Nick Land’s inner-outer political orientations are key here and this is an issue this blog has repeatedly taken with Brexit which is, in Land’s own terms, an exit that “models itself on a protected state, in which belonging is sacred, and boundaries are rigorously policed”. In contrast to this, the UK’s other burgeoning independence movements — in Scotland, Wales, Yorkshire and Cornwall, for instance — are “defined primarily by Exit”, by what they escape. They’re not about a retreat in order to consolidate an identity but rather an exit in order to open themselves up beyond the boundaries placed on them by an historical oppressor. (It’s here that the dismissal of an ethics of exit alongside an ethnonationalism becomes a woefully false consciousness.)
This is a logic which Brexiteers try to embody but fail to at every turn, incapable of separating their WTO ambitions from a consolidated nationhood. It reminds me of Ed’s excellent post “Demons and Disjunction“, which speaks to England’s internal doubling so well:
In the destruction of the primitive double, the wild chains of proliferating difference are cut off; one no longer enters into transit and trade with figures on the outside, but turns inwards to operate under the sway of predetermined sets of options that are each flush with a particular unifying logic. The double begins in multiplicity and ends unified and coded.

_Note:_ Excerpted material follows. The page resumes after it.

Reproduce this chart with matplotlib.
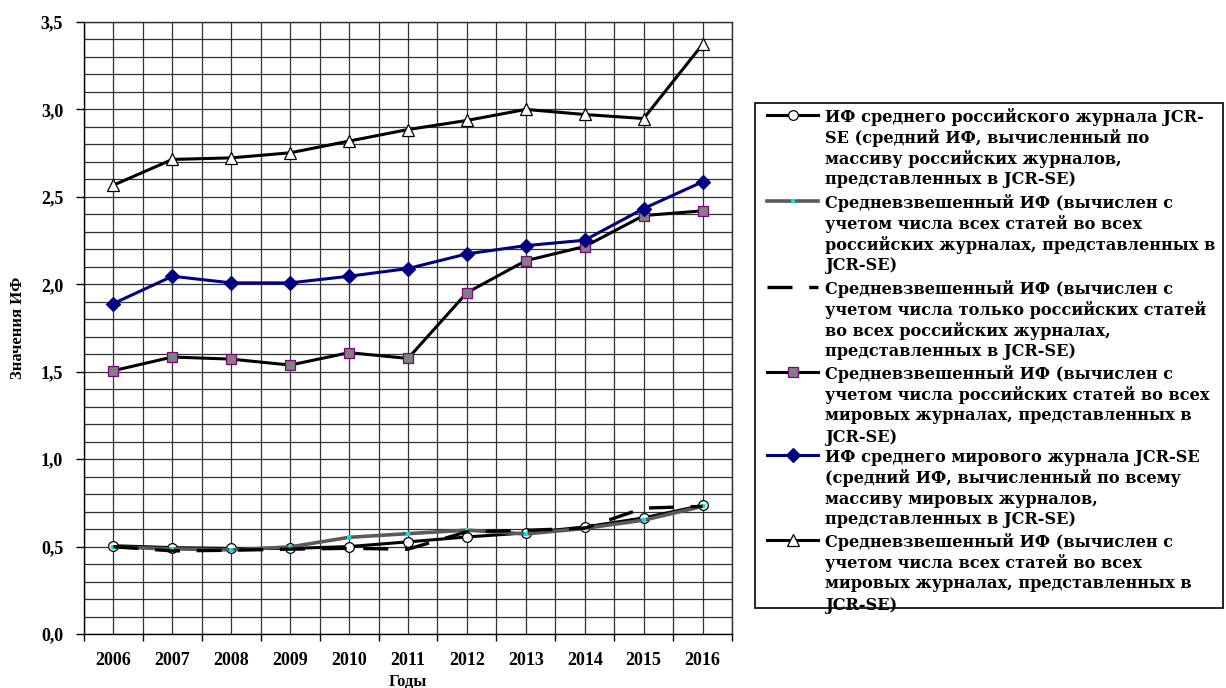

The wholesale exit strategy of Brexit is only exacerbating the economic inequalities that exist across this country, and as our London parliament proves itself unwilling or incapable of addressing this issue a minoritarian unruliness is becoming more and more vocal about its demands for a sustainable future.
We’ll see what more becomes of this in future but it feels, once again, like our national and intranational politics must contend with the broader possibilities of these political ideas sooner rather than later — for all our sakes.